Experimental Analysis
Model Evaluation
FollowTable benchmarks three model categories:
- General-purpose retrievers (e.g., BGE, E5, OpenAI)
- Table-specialized retrievers (e.g., Tapas-DTR, Table-GTR, Birdie)
- Instruction-following retrievers (e.g., INSTRUCTOR, GritLM, Promptriever, Qwen3-Emb)
Key findings:
- Table-specialized retrievers only outperform others on in-domain data, lacking cross-domain robustness and instruction-following capability.
- Instruction-following models substantially improve IRS (e.g., Promptriever yields IRS ~26.2 vs. <5 for most non-instructional models), but performance remains far from optimal.
- Re-rankers and list-wise LLM-based models (e.g., Gemini-3-Pro) can close a significant fraction of the gap, but at high computational cost.
Entity-centric structure constraints (S2) are consistently the most challenging, while semantic boundary (C1) exhibits the highest instruction compliance for all architectures.

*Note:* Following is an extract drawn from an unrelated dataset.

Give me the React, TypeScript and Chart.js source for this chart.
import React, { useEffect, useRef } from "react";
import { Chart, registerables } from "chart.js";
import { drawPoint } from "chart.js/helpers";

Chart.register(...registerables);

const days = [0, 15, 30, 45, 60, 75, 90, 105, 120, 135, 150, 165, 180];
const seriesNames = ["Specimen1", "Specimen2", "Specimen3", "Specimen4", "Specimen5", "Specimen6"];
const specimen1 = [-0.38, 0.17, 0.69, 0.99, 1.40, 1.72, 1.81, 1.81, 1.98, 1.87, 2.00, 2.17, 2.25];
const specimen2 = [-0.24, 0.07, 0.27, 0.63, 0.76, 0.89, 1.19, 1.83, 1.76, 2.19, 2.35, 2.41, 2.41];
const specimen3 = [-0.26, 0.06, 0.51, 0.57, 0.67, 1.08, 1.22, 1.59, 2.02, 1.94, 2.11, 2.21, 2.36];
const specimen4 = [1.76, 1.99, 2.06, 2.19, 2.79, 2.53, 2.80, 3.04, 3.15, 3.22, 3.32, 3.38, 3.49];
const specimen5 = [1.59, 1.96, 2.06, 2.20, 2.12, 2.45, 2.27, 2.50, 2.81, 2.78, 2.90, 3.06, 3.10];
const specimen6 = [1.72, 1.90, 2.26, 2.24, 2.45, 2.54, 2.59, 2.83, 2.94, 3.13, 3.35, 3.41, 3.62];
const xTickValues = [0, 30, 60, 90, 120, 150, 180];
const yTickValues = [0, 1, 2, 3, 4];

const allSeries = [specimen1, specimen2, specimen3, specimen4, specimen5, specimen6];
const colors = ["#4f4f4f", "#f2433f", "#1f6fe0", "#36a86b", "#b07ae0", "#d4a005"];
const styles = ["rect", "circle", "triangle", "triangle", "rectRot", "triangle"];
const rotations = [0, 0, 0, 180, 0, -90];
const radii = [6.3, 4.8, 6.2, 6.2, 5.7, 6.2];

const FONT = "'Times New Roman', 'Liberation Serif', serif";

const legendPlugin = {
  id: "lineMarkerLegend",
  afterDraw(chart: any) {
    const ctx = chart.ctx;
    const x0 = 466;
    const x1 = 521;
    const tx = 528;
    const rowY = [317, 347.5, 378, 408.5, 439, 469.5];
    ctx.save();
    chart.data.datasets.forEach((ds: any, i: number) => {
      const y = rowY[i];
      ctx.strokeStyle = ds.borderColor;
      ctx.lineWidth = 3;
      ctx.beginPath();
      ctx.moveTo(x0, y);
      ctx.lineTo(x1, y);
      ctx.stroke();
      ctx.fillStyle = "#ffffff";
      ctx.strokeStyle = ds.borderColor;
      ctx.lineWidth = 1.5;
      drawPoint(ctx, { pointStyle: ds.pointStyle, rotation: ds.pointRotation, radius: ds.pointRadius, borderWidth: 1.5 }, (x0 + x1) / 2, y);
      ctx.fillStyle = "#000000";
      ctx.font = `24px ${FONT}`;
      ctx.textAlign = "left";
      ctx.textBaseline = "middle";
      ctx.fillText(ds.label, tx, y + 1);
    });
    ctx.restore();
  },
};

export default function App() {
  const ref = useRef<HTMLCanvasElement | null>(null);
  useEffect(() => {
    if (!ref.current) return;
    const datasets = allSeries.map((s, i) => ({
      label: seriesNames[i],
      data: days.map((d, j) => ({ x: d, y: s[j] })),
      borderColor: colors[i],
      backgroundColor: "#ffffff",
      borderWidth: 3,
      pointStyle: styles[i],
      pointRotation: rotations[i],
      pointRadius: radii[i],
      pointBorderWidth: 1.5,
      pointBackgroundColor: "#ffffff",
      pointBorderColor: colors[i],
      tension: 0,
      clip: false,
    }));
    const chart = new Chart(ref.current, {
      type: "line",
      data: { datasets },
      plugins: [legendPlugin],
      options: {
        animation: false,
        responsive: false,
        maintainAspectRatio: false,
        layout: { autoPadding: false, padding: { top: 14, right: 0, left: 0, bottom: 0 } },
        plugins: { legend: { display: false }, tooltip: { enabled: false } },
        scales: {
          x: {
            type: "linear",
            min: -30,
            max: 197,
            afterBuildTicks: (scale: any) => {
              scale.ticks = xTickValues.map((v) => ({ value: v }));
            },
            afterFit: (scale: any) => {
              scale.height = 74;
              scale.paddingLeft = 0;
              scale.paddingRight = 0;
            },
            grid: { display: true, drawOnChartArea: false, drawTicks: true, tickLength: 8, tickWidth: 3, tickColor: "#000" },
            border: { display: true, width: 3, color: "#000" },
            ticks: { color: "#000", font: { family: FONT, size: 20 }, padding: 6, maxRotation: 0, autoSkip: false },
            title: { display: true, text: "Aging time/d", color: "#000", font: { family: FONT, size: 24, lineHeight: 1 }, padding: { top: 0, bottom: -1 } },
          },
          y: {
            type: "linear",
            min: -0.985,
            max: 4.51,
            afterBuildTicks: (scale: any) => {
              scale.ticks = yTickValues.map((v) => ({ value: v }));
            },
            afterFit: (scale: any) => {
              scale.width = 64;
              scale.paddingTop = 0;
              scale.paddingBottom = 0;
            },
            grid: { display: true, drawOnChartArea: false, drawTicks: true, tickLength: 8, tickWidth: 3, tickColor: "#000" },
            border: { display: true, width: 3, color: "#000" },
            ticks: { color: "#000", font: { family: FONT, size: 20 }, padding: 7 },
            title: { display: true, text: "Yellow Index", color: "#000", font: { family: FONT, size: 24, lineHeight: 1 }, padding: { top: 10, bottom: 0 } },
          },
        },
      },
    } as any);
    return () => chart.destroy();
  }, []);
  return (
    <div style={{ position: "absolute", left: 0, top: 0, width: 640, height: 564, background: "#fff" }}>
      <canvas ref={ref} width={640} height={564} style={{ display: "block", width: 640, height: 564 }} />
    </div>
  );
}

Figure 6: nDCG@10 and IRS breakdown by instruction type, showing increasing model difficulty from content-scope to schema-centric constraints.
Negation Sensitivity and Positive Attention Bias
Dense retrievers and even several instruction-aware ones demonstrate high Negation Failure Rates (NFR > 0.6), indicating a systematic "positive attention bias" toward tables containing excluded entities, undermining logical negation handling.

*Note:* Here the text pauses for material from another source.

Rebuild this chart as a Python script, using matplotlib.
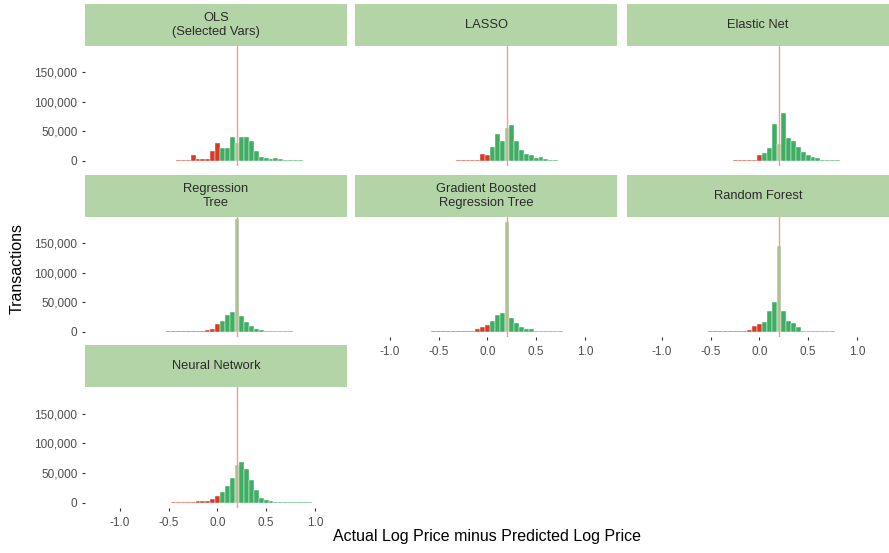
import matplotlib
matplotlib.use("Agg")
import matplotlib.pyplot as plt
from matplotlib.ticker import FuncFormatter

plt.rcParams['font.family'] = ['Liberation Sans', 'DejaVu Sans']
plt.rcParams['axes.unicode_minus'] = False

# bin centres of the residual histogram (width 0.05)
centers = [-0.55, -0.50, -0.45, -0.40, -0.35, -0.30, -0.25, -0.20, -0.15, -0.10, -0.05,
           0.00, 0.05, 0.10, 0.15, 0.20, 0.25, 0.30, 0.35, 0.40, 0.45, 0.50, 0.55,
           0.60, 0.65, 0.70, 0.75, 0.80, 0.85, 0.90, 0.95]

# transactions per bin, in thousands
ols = [0, 0, 0, 0.5, 0.5, 0.5, 9, 3, 3, 3, 17, 30, 21, 22, 41, 30, 41, 41, 34, 16, 7, 4,
       3.5, 5, 3, 2, 1, 0.5, 0.5, 0, 0]
lasso = [0, 0, 0, 0, 0, 2, 0.5, 1, 1, 1, 11, 9, 24, 46, 34, 56, 61, 33, 18, 11, 10, 5,
         7, 3, 2, 1, 0, 0, 0, 0, 0]
enet = [0, 0, 0, 0, 0, 0, 1, 1, 1, 1, 1, 9, 13, 21, 63, 29, 81, 38, 33, 24, 14, 10, 7,
        4, 2, 0.5, 0.5, 0.5, 0, 0, 0]
rtree = [0, 0.5, 0.5, 0.5, 0.5, 1, 1, 1, 1.5, 3, 5, 13, 18, 28, 34, 191, 26, 16, 9, 4,
         3, 2, 1.5, 1, 1, 1, 0.5, 0, 0, 0, 0]
gbrt = [0.5, 0.5, 0.5, 0.5, 1, 1, 1, 1, 1.5, 4, 8, 12, 18, 28, 31, 187, 24, 14, 8.5, 5,
        4, 1, 1, 1, 1, 1, 0.5, 0, 0, 0, 0]
rf = [0, 0.5, 0.5, 0.5, 0.5, 0.5, 1, 1, 1.5, 3, 10, 12.5, 16, 35, 50, 145, 35, 18, 14,
      8.5, 1, 1, 1, 1, 1, 1, 0.5, 0, 0, 0, 0]
nn = [0, 0, 0.5, 0.5, 0.5, 0.5, 1, 2, 2.5, 3, 7, 11, 18, 28, 42, 64, 68, 56, 39, 21, 8,
      4.5, 3, 1.5, 1, 1, 1, 1, 1, 1, 1]

titles = ['OLS\n(Selected Vars)', 'LASSO', 'Elastic Net', 'Regression\nTree',
          'Gradient Boosted\nRegression Tree', 'Random Forest', 'Neural Network']
series = [ols, lasso, enet, rtree, gbrt, rf, nn]
mean_line = 0.2

W, H = 889, 553
fig = plt.figure(figsize=(W / 100, H / 100), dpi=100)

lefts = [85, 355, 627]
pw = 262
strip_top = [4, 175, 345]
strip_bot = [46, 217, 387]
panel_bot = [166, 337, 508]

red = '#d93a26'
green = '#3fae62'
light = '#a2cb9b'
strip_col = '#b2d4a7'
tick_col = '#4d4d4d'

def fmt(v, pos):
    return f'{int(v):,}'

for i, (title, vals) in enumerate(zip(titles, series)):
    row, col = divmod(i, 3)
    x0 = lefts[col] / W
    # strip
    sax = fig.add_axes([x0, 1 - strip_bot[row] / H, pw / W,
                        (strip_bot[row] - strip_top[row]) / H])
    sax.set_facecolor(strip_col)
    sax.set_xticks([]); sax.set_yticks([])
    for s in sax.spines.values():
        s.set_visible(False)
    sax.text(0.5, 0.5, title, ha='center', va='center', fontsize=9.3,
             color='#2b2b2b', linespacing=1.3, transform=sax.transAxes)

    ax = fig.add_axes([x0, 1 - panel_bot[row] / H, pw / W,
                       (panel_bot[row] - strip_bot[row]) / H])
    counts = [v * 1000 for v in vals]
    colors = [red if c <= 0 else (light if abs(c - mean_line) < 1e-9 else green)
              for c in centers]
    ax.bar(centers, counts, width=0.05, color=colors, edgecolor='white', linewidth=0.3)
    ax.axvline(mean_line, color='#eba08a', lw=1.0, zorder=3)
    ax.set_xlim(-1.36, 1.33)
    ax.set_ylim(-9000, 195000)
    for s in ax.spines.values():
        s.set_visible(False)
    ax.set_yticks([0, 50000, 100000, 150000])
    ax.set_xticks([-1.0, -0.5, 0.0, 0.5, 1.0])
    ax.yaxis.set_major_formatter(FuncFormatter(fmt))
    ax.tick_params(colors='#333333', labelcolor=tick_col, labelsize=8.5,
                   length=2.5, width=0.8, pad=3)
    ax.tick_params(axis='x', pad=4)
    if col != 0:
        ax.tick_params(axis='y', length=0, labelleft=False)
    bottom = (row == 2) or (row == 1 and col > 0)
    if not bottom:
        ax.tick_params(axis='x', length=0, labelbottom=False)

fig.text(17 / W, 1 - 268 / H, 'Transactions', rotation=90, ha='center', va='center',
         fontsize=11.5, color='black')
fig.text(487 / W, 1 - 537 / H, 'Actual Log Price minus Predicted Log Price',
         ha='center', va='center', fontsize=11.5, color='black')

fig.savefig('out.png', dpi=100, facecolor='white')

Figure 7: Rank shift analysis under attribute-centric structural instructions; even SOTA retriever models often promote instruction-violating tables (red/orange) due to insufficient constraint understanding.
Re-rankers vs. Retrievers
While state-of-the-art re-rankers (e.g., Rank1, FollowIR, Gemini-3-Pro) achieve significant IRS gains (up to +58.1 compared to bi-encoders), they incur 1–2 orders of magnitude higher latency. This shift illustrates the cost–accuracy tradeoff inherent to modeling complex instruction adherence.
Implications and Future Directions
The FollowTable benchmark surfaces fundamental limitations in current table retrievers:
- Structural encoding alone is not enough—models require explicit instruction-based alignment during training to reason over schema-grounded constraints.

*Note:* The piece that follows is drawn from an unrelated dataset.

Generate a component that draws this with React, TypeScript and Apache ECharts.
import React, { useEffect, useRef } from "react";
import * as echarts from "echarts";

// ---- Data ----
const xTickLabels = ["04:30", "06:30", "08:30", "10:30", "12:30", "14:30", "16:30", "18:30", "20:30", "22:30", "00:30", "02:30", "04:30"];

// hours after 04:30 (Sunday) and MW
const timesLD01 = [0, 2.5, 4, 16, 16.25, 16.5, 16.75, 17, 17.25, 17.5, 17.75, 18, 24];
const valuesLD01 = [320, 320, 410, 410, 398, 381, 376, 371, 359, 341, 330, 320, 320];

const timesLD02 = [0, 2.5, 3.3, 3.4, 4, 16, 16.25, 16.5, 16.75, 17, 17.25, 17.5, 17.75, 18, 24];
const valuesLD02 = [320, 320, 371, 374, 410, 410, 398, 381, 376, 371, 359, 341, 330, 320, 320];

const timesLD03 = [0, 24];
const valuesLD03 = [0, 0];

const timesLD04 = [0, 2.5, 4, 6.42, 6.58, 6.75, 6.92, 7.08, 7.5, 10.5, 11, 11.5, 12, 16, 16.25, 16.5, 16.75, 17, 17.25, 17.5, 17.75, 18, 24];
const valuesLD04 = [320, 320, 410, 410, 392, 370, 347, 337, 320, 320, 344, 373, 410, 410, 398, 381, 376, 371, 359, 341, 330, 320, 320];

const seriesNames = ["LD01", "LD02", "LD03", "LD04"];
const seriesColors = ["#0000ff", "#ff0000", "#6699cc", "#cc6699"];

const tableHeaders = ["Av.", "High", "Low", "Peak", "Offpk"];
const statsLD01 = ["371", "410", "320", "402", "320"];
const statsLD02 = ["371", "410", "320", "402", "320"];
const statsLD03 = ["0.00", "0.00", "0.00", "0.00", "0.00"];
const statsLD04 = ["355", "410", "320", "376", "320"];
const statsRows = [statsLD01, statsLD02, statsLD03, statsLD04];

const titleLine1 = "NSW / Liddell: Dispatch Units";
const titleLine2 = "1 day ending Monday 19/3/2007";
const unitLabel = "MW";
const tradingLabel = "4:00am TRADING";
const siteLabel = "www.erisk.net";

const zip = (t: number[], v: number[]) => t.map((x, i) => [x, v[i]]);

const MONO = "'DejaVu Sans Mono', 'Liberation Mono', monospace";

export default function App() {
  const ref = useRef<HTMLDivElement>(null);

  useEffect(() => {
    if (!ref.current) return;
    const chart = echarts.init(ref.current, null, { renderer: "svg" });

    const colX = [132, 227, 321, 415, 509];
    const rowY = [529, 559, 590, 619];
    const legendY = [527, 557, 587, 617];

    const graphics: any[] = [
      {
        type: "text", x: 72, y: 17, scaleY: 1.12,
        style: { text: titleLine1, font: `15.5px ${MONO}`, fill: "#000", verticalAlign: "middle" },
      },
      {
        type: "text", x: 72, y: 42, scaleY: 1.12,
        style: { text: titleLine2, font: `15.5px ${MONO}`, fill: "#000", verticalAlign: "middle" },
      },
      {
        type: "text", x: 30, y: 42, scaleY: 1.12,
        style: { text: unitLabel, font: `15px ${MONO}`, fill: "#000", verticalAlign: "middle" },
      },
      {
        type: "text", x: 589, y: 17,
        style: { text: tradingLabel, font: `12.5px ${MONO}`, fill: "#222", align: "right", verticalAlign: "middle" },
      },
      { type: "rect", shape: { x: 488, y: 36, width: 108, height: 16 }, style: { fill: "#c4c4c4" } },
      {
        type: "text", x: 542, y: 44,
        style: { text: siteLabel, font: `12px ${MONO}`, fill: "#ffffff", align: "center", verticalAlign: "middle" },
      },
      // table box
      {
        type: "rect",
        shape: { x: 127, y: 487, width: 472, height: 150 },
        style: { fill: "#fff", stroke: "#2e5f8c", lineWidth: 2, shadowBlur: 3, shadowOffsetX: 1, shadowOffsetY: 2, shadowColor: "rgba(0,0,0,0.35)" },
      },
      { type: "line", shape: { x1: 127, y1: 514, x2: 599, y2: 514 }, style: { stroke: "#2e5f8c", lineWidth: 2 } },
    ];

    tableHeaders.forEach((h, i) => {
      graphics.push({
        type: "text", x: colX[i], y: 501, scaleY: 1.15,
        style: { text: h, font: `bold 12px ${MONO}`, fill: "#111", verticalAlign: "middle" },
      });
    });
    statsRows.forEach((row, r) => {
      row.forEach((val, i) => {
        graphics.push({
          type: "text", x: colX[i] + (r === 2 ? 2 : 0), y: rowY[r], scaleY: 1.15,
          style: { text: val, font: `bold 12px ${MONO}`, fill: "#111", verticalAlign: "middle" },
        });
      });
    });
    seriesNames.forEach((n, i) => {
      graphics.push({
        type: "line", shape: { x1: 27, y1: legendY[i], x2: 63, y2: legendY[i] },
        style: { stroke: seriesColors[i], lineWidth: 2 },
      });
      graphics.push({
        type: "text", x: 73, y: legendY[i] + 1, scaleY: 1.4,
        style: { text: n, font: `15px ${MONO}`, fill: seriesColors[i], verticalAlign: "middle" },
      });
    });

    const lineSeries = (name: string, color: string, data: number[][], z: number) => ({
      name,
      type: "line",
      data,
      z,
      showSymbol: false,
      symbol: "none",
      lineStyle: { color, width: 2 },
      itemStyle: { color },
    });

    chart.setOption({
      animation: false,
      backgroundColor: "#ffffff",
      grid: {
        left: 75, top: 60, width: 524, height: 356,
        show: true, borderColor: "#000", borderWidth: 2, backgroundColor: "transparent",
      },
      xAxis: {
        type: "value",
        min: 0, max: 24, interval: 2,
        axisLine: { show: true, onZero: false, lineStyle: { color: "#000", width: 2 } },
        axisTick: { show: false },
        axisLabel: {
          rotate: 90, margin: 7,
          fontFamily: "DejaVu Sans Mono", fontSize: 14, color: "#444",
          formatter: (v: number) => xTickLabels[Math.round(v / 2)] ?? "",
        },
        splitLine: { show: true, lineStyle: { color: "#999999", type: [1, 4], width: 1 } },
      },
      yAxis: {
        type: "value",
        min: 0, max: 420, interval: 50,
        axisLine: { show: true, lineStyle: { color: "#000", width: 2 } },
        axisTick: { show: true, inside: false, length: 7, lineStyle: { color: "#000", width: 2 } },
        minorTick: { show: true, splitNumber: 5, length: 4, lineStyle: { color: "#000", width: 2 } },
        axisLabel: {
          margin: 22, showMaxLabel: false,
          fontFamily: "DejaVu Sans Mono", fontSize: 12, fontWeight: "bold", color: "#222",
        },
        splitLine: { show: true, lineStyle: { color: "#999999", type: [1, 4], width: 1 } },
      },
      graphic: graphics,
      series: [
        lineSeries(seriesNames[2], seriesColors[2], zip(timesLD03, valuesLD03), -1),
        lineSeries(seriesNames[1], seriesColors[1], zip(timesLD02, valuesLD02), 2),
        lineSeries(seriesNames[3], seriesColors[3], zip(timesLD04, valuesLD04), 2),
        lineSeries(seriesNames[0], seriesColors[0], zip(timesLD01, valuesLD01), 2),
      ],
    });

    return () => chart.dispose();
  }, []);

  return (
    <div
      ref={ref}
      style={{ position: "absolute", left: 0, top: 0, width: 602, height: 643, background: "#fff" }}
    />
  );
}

- General-purpose retrievers, despite strong ad-hoc performance and robustness, lack mechanisms for fine-grained instruction-following unless instruction tuning is employed.
- Performance on instruction-following cannot be evaluated by traditional IR metrics, necessitating tailored metrics like IRS.
- Current retrievers and cross-encoders remain susceptible to logical inversion (negation) failures, warranting research on reasoning-augmented and logic-aware architectures.
Practically, these results have direct consequences for the design and deployment of agentic retrieval-augmented generation (RAG) systems: effective deployment in user-facing or multi-modal assistants mandates accurate instruction-following, not just topical relevance.
Theoretically, the IFTR paradigm formalized and benchmarked in FollowTable constitutes a new compositional reasoning challenge for information retrieval, requiring advances in multi-view encoding, natural-language reasoning over schema, and instruction-driven representation learning.
Conclusion
FollowTable establishes the IFTR task and enables systematic measurement—in both breadth and depth—of instruction-following in table retrieval. Empirical evidence emphasizes both the need for architectures explicitly sensitive to instruction constraints and for instruction-aligned pre-training objectives. As IFTR reflects emerging user interaction paradigms in structured data retrieval, further research is needed on ultra-efficient, logic-sensitive, and instruction-conditioned models—potentially integrating symbolic reasoning or advanced prompt-tuning—toward robust, instruction-following retrieval systems for next-generation AI agents.